Patrizio Bianchi, ministro dell'Istruzione del governo Draghi
Il ministro dell’Istruzione Patrizio Bianchi è il primo fautore della scuola digitale: solo un paio di giorni fa ha ricordato quanto sia importante avere docenti in grado di gestire al meglio le nuove tecnologie, per i quali sono stati stanziati 800 milioni del Pnrr. Lo stesso Bianchi, però, non si dice d’accordo con una digitalizzazione estrema della scuola, anche nei contenuti delle lezioni, perché rischierebbe di fagocitare le altre discipline.
“Siamo tutti convinti che bisogna aumentare gli strumenti e tutta la gamma di strumenti che chiamiamo digitale, ma – ha avvertito il titolare del Mi – siamo altrettanti convinti che ci si debba basare su una formazione solida e per quanto riguarda noi anche sulla grande tradizione umanistica. Non c’è contraddizione”.
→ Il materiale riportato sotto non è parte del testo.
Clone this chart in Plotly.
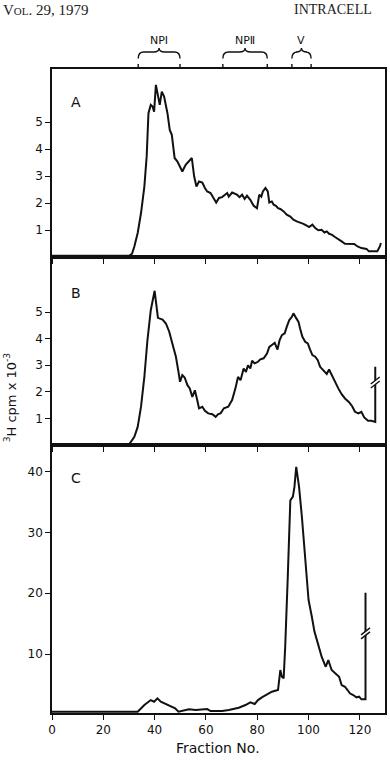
import plotly.graph_objects as go

# ---------------- data ----------------
A_X = [0, 30.2, 31.2, 32.1, 33.4, 34.7, 36.0, 36.9, 37.6, 38.5, 39.2, 39.8, 40.5, 41.4, 42.0, 42.8,
       43.7, 45.0, 45.9, 46.7, 47.3, 47.8, 48.9, 50.8, 52.1, 53.8, 54.5, 55.4, 56.3, 57.3, 58.6,
       59.6, 60.5, 61.8, 62.8, 64.0, 65.1, 66.3, 68.3, 68.9, 70.2, 72.1, 73.1, 74.1, 75.1, 76.0,
       77.3, 78.6, 79.9, 80.8, 81.6, 82.2, 83.2, 84.1, 84.7, 85.7, 86.4, 87.3, 88.1, 89.0, 90.3,
       91.5, 92.9, 94.1, 95.4, 96.7, 98.0, 99.3, 100.2, 101.5, 102.6, 103.8, 105.1, 106.2, 107.1,
       108.0, 109.0, 110.3, 111.6, 112.9, 114.2, 116.1, 117.8, 119.1, 120.6, 122.6, 123.5, 125.2,
       126.8, 127.8, 128.2]
A_Y = [0.05, 0.05, 0.12, 0.39, 0.89, 1.63, 2.61, 3.73, 5.33, 5.64, 5.58, 5.39, 6.38, 5.95, 5.64, 6.13,
       5.95, 5.33, 4.71, 4.53, 4.10, 3.67, 3.54, 3.17, 3.42, 3.60, 3.67, 2.99, 2.61, 2.80, 2.76,
       2.56, 2.43, 2.37, 2.19, 2.02, 2.19, 2.22, 2.37, 2.24, 2.39, 2.31, 2.22, 2.31, 2.15, 2.27,
       2.12, 1.90, 1.81, 2.31, 2.24, 2.43, 2.56, 2.43, 2.02, 2.06, 1.94, 1.90, 1.81, 1.78, 1.69,
       1.57, 1.50, 1.38, 1.32, 1.28, 1.23, 1.16, 1.11, 1.20, 1.07, 0.99, 1.01, 0.91, 0.95,
       0.86, 0.83, 0.74, 0.67, 0.58, 0.49, 0.48, 0.48, 0.39, 0.33, 0.30, 0.21, 0.21,
       0.21, 0.39, 0.52]

B_X = [0, 30.1, 32.1, 33.4, 34.7, 36.0, 37.2, 38.5, 40.0, 40.7, 41.3, 41.8, 43.1, 44.4, 45.7, 46.9,
       48.3, 49.3, 49.9, 50.8, 51.7, 52.8, 53.7, 54.7, 55.7, 56.6, 57.3, 58.6, 59.6, 60.9, 62.5,
       63.8, 64.8, 65.7, 67.0, 68.7, 70.2, 71.5, 72.5, 73.5, 74.7, 75.6, 76.4, 77.3, 78.0, 79.0,
       80.3, 81.2, 82.5, 83.8, 84.7, 85.7, 86.8, 87.9, 88.7, 89.6, 90.7, 91.5, 92.5, 93.5, 94.1,
       95.0, 96.1, 96.7, 97.6, 98.7, 99.7, 100.6, 101.5, 102.6, 103.6, 104.5, 105.8, 107.1, 108.0,
       109.0, 110.3, 111.6, 112.9, 114.2, 115.7, 117.0, 118.1, 119.4, 120.6, 121.7, 123.2, 124.5,
       126.0, 126.0]
B_Y = [0.03, 0.03, 0.31, 0.68, 1.44, 2.56, 3.94, 5.07, 5.80, 5.20, 4.78, 4.76, 4.72, 4.57, 4.26, 3.82,
       3.32, 2.75, 2.38, 2.63, 2.54, 2.25, 2.13, 1.81, 2.06, 1.69, 1.38, 1.44, 1.29, 1.19, 1.16,
       1.06, 1.16, 1.19, 1.38, 1.44, 1.69, 2.13, 2.56, 2.44, 2.88, 2.75, 3.00, 2.88, 3.17, 3.07,
       3.13, 3.22, 3.26, 3.44, 3.69, 3.76, 3.84, 3.59, 3.94, 4.13, 4.20, 4.44, 4.70, 4.82, 4.95,
       4.80, 4.63, 4.38, 4.07, 3.88, 3.82, 3.59, 3.38, 3.32, 3.19, 2.94, 2.79, 2.67, 2.84,
       2.63, 2.38, 2.13, 1.91, 1.75, 1.62, 1.46, 1.25, 1.19, 1.25, 1.04, 0.91, 0.91,
       0.87, 2.94]

C_X = [0, 33.4, 36.0, 38.5, 39.8, 41.1, 42.4, 44.4, 46.3, 48.0, 49.3, 50.8, 53.4, 56.0, 58.6, 60.5,
       61.8, 66.3, 68.9, 70.9, 72.8, 75.4, 77.3, 79.0, 80.3, 81.8, 83.8, 85.7, 87.0, 88.1, 89.0,
       89.6, 90.3, 90.9, 91.9, 92.9, 93.9, 94.5, 95.2, 96.3, 97.4, 98.7, 100.0, 101.3, 102.3,
       103.6, 105.1, 106.7, 107.7, 109.0, 110.3, 111.9, 112.9, 114.2, 115.2, 116.1, 117.4, 118.7,
       119.7, 120.6, 122.2, 122.2]
C_Y = [0.5, 0.5, 1.61, 2.43, 2.15, 2.71, 2.15, 1.78, 1.45, 1.07, 0.51, 0.67, 0.90, 0.79, 0.84, 0.95,
       0.62, 0.62, 0.79, 0.95, 1.17, 1.61, 2.06, 1.78, 2.43, 2.88, 3.37, 3.80, 3.96, 4.08, 7.37,
       6.27, 6.00, 11.2, 22.7, 35.3, 35.9, 37.5, 40.8, 37.5, 32.6, 26.0, 18.9, 16.1, 13.7,
       11.8, 9.56, 7.91, 9.01, 7.37, 6.83, 6.27, 4.90, 4.62, 4.08, 3.54, 3.26, 2.88,
       2.98, 2.55, 2.55, 20.1]

# axis breaks (fraction, value)
B_BREAK = (126.0, 2.35)
C_BREAK = (122.2, 13.4)

# peak regions marked above panel A
REGION_NAMES = ["NPI", "NP\u2161", "V"]
REGION_START = [33.6, 66.6, 93.5]
REGION_END = [49.9, 83.9, 101.0]

PANEL_NAMES = ["A", "B", "C"]
X_TICKS = [0, 20, 40, 60, 80, 100, 120]
A_TICKS = [1, 2, 3, 4, 5]
B_TICKS = [1, 2, 3, 4, 5]
C_TICKS = [10, 20, 30, 40]

# ---------------- figure ----------------
INK = "#111111"
FONT = "DejaVu Sans"
W, H = 390, 762
ML, MR, MT, MB = 52, 3, 69, 49
PW, PH = W - ML - MR, H - MT - MB

XR = [0, 129.8]
YR = {"y": [0, 6.97], "y2": [0, 7.07], "y3": [0.3, 44.4]}
DOM = {"y": [0.7081, 1.0], "y2": [0.4161, 0.7081], "y3": [0.0, 0.4161]}

fig = go.Figure()
line = dict(color=INK, width=2)
for xs, ys, ya in [(A_X, A_Y, "y"), (B_X, B_Y, "y2"), (C_X, C_Y, "y3")]:
    xa = "x" if ya == "y" else "x" + ya[1:]
    fig.add_trace(go.Scatter(x=xs, y=ys, mode="lines", line=line, xaxis=xa, yaxis=ya,
                             hoverinfo="skip", showlegend=False))


def px_to_units(ya):
    dom = DOM[ya]
    r = YR[ya]
    h = (dom[1] - dom[0]) * PH
    return (r[1] - r[0]) / h


xu = (XR[1] - XR[0]) / PW
for (bx, by), ya in [(B_BREAK, "y2"), (C_BREAK, "y3")]:
    yu = px_to_units(ya)
    xa = "x" + ya[1:]
    # white gap
    fig.add_trace(go.Scatter(x=[bx - 4.5 * xu, bx + 4.5 * xu], y=[by - 3.5 * yu, by + 3.5 * yu],
                             mode="lines", line=dict(color="white", width=3),
                             xaxis=xa, yaxis=ya, hoverinfo="skip", showlegend=False))
    for off in (-2.0, 2.0):
        fig.add_trace(go.Scatter(x=[bx - 4.5 * xu, bx + 4.5 * xu],
                                 y=[by + (off - 3.5) * yu, by + (off + 3.5) * yu],
                                 mode="lines", line=dict(color=INK, width=1.4),
                                 xaxis=xa, yaxis=ya, hoverinfo="skip", showlegend=False))

axis_common = dict(showline=True, linecolor=INK, linewidth=1.6, mirror=True, showgrid=False,
                   zeroline=False, ticks="outside", ticklen=5, tickwidth=1.4, tickcolor=INK,
                   tickfont=dict(family=FONT, size=12, color=INK))

layout = dict(width=W, height=H, margin=dict(l=ML, r=MR, t=MT, b=MB),
              paper_bgcolor="white", plot_bgcolor="white", showlegend=False)
for i, ya in enumerate(["y", "y2", "y3"]):
    xkey = "xaxis" if i == 0 else f"xaxis{i+1}"
    ykey = "yaxis" if i == 0 else f"yaxis{i+1}"
    xa = "x" if i == 0 else f"x{i+1}"
    layout[xkey] = dict(axis_common, anchor=ya, domain=[0, 1], range=XR, tickvals=X_TICKS,
                        showticklabels=(i == 2))
    tv = [A_TICKS, B_TICKS, C_TICKS][i]
    layout[ykey] = dict(axis_common, anchor=xa, domain=DOM[ya], range=YR[ya], tickvals=tv)
fig.update_layout(**layout)

# panel letters
for name, ya, yv in [("A", "y", 5.75), ("B", "y2", 5.72), ("C", "y3", 38.9)]:
    xa = "x" if ya == "y" else "x" + ya[1:]
    fig.add_annotation(x=9.5, y=yv, xref=xa, yref=ya, text=name, showarrow=False,
                       font=dict(family=FONT, size=14, color=INK), xanchor="center", yanchor="middle")

# braces for peak regions
def py(pix):
    return 1 + (MT - pix) / PH

y_end, y_sh, y_cusp, y_tick = py(58.5), py(52), py(48), py(64)
w = 2.2
for name, a, b in zip(REGION_NAMES, REGION_START, REGION_END):
    m = (a + b) / 2
    path = (f"M {a},{y_end} Q {a},{y_sh} {a + w},{y_sh} L {m - w},{y_sh} "
            f"Q {m},{y_sh} {m},{y_cusp} Q {m},{y_sh} {m + w},{y_sh} "
            f"L {b - w},{y_sh} Q {b},{y_sh} {b},{y_end}")
    fig.add_shape(type="path", path=path, xref="x", yref="paper",
                  line=dict(color=INK, width=1.4))
    for e in (a, b):
        fig.add_shape(type="line", x0=e, x1=e, y0=1, y1=y_tick, xref="x", yref="paper",
                      line=dict(color=INK, width=1.4))
    fig.add_annotation(x=m, y=py(40), xref="x", yref="paper", text=name, showarrow=False,
                       font=dict(family=FONT, size=11, color=INK), xanchor="center", yanchor="middle")

# axis titles
fig.add_annotation(x=(219 - ML) / PW, y=(MT + PH - 748) / PH, xref="paper", yref="paper",
                   text="Fraction No.", showarrow=False,
                   font=dict(family=FONT, size=14, color=INK), xanchor="center", yanchor="middle")
fig.add_annotation(x=(10 - ML) / PW, y=(MT + PH - 397) / PH, xref="paper", yref="paper",
                   text="<sup>3</sup>H cpm x 10<sup>-3</sup>", showarrow=False, textangle=-90,
                   font=dict(family=FONT, size=13, color=INK), xanchor="center", yanchor="middle")

# running header of the journal page
fig.add_annotation(x=(1 - ML) / PW, y=py(10), xref="paper", yref="paper",
                   text="V<span style='font-size:11px'>OL</span>. 29, 1979", showarrow=False,
                   font=dict(family="Liberation Serif", size=15, color="#222"),
                   xanchor="left", yanchor="middle")
fig.add_annotation(x=(293 - ML) / PW, y=py(10), xref="paper", yref="paper",
                   text="INTRACELL", showarrow=False,
                   font=dict(family="Liberation Serif", size=14, color="#222"),
                   xanchor="left", yanchor="middle")

fig.write_html("out.html")
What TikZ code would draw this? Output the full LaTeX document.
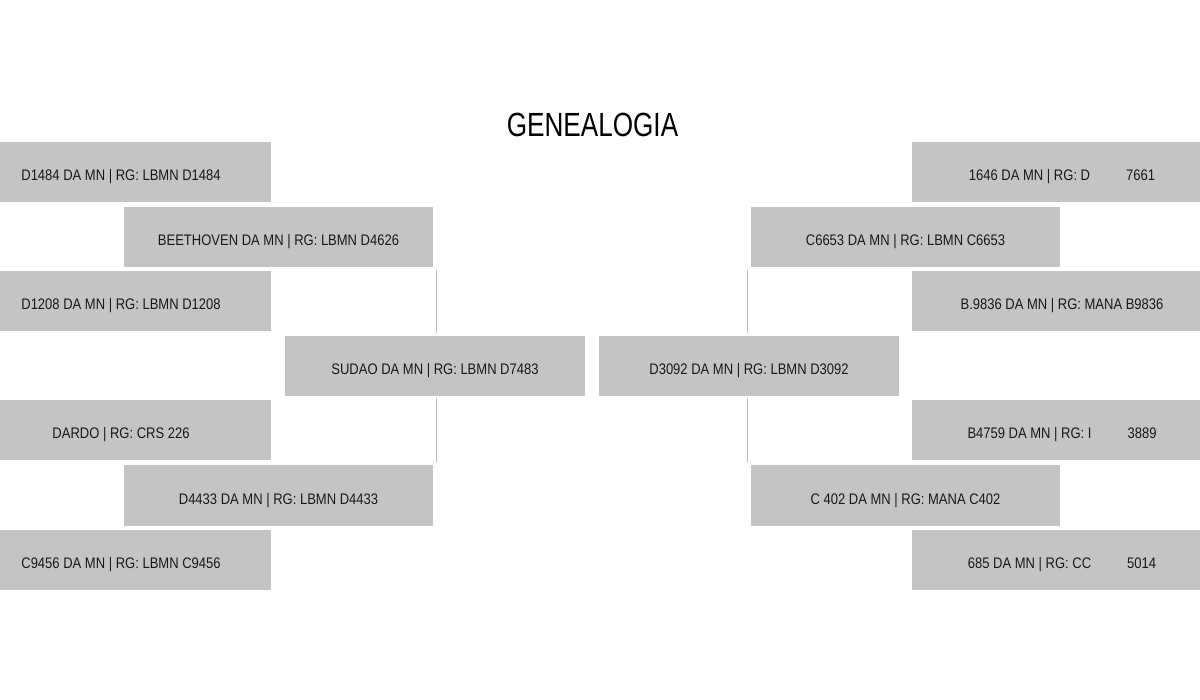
\documentclass[tikz,border=0pt]{standalone}
\usepackage{fontspec}
\setmainfont{Liberation Sans}
\newfontfamily\labfont{Liberation Sans}[FakeStretch=0.85]
\newfontfamily\titfont{Liberation Sans}[FakeStretch=0.78]
\usetikzlibrary{calc}
\definecolor{boxgray}{RGB}{196,196,196}
\definecolor{txt}{RGB}{25,25,25}
\definecolor{linegray}{RGB}{190,190,190}
\tikzset{
  pbox/.style={rectangle, fill=boxgray, draw=none, minimum height=60pt, inner sep=0pt,
    text=txt, font=\labfont\fontsize{15.3}{17}\selectfont, text height=17pt, text depth=0pt},
  wbox/.style={pbox, minimum width=300pt},
  mbox/.style={pbox, minimum width=309pt},
  conn/.style={draw=linegray, line width=1pt}
}
\newcommand{\redgap}{\hspace{36pt}}
\begin{document}
\begin{tikzpicture}[x=1pt,y=-1pt]
\useasboundingbox (0,0) rectangle (1200,700);
\clip (0,0) rectangle (1200,700);
\fill[white] (0,0) rectangle (1200,700);
\node[text=black, font=\titfont\fontsize{33.5}{36}\selectfont] (title) at (592.5,125) {GENEALOGIA};
% left side
\node[wbox] (a1) at (121,172) {D1484 DA MN | RG: LBMN D1484};
\node[mbox] (b1) at (278.5,236.7) {BEETHOVEN DA MN | RG: LBMN D4626};
\node[wbox] (a2) at (121,301.3) {D1208 DA MN | RG: LBMN D1208};
\node[wbox] (s) at (435,366) {SUDAO DA MN | RG: LBMN D7483};
\node[wbox] (a3) at (121,430.5) {DARDO | RG: CRS 226};
\node[mbox] (b2) at (278.5,495.5) {D4433 DA MN | RG: LBMN D4433};
\node[wbox] (a4) at (121,560) {C9456 DA MN | RG: LBMN C9456};
% right side
\node[wbox] (c1) at (1062,172) {1646 DA MN | RG: D\redgap 7661};
\node[mbox] (d1) at (905.5,236.7) {C6653 DA MN | RG: LBMN C6653};
\node[wbox] (c2) at (1062,301.3) {B.9836 DA MN | RG: MANA B9836};
\node[wbox] (m) at (749,366) {D3092 DA MN | RG: LBMN D3092};
\node[wbox] (c3) at (1062,430.5) {B4759 DA MN | RG: I\redgap 3889};
\node[mbox] (d2) at (905.5,495.5) {C 402 DA MN | RG: MANA C402};
\node[wbox] (c4) at (1062,560) {685 DA MN | RG: CC\redgap 5014};
% connectors
\draw[conn] ($(b1.south east)+(3,3)$) -- ($(b1.south east |- s.north)+(3,-3)$);
\draw[conn] ($(b2.north east |- s.south)+(3,2)$) -- ($(b2.north east)+(3,-3)$);
\draw[conn] ($(d1.south west)+(-3,3)$) -- ($(d1.south west |- m.north)+(-3,-3)$);
\draw[conn] ($(d2.north west |- m.south)+(-3,2)$) -- ($(d2.north west)+(-3,-3)$);
\end{tikzpicture}
\end{document}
Le parole di Bianchi sono in risposta a quelle di qualche giorno fa del ministro della Transizione ecologica Roberto Cingolani, secondo il quale sarebbe opportuno avere più cultura tecnica nelle scuole.
“Serve più cultura tecnica, a partire dalle scuole – aveva detto Cingolani al Tg2 Post -, perché tra dieci anni ci serviranno i digital manager: figure che oggi non esistono”. Secondo Cingolani, “il problema è capire se continuare a fare 3-4 volte le guerre puniche nel corso di dodici anni di scuola oppure farle una volta sola, ma cominciare a impartire un tipo di formazione più avanzata e moderna a partire dalle lingue, dal digitale”.
Il riferimento del ministro della Transizione ecologica era soprattutto alle tante aziende che ogni anno cercano tecnici specializzati, soprattutto in nuove tecnologie, ma rimangono a bocca asciutta per mancanza di candidati.
Il riferimento alle guerre puniche studiate più volte nel corso della carriera scolastica era stato però subito smentito dallo storico Giovanni Sabbatucci, professore ordinario di Storia contemporanea all’Università “La Sapienza” di Roma
“La battuta del ministro della Transizione ecologica, Roberto Cingolani, sulle guerre puniche che si studierebbero tre o quattro volte a scuola è un esempio infelice e infondato. Si tratta di un’affermazione falsa”, aveva detto Sabbatucci all’Adnkronos.
“Dispiace che un ministro faccia un simile esempio. Sembra un attacco alla storia, o meglio un attacco all’impianto dello studio della scuola: speriamo che non passi”, ha concluso il professor Sabbatucci, autore con Andrea Giardina e Vittorio Vidotto, di uno dei manuali di storia, pubblicato da Laterza, più utilizzato nei licei.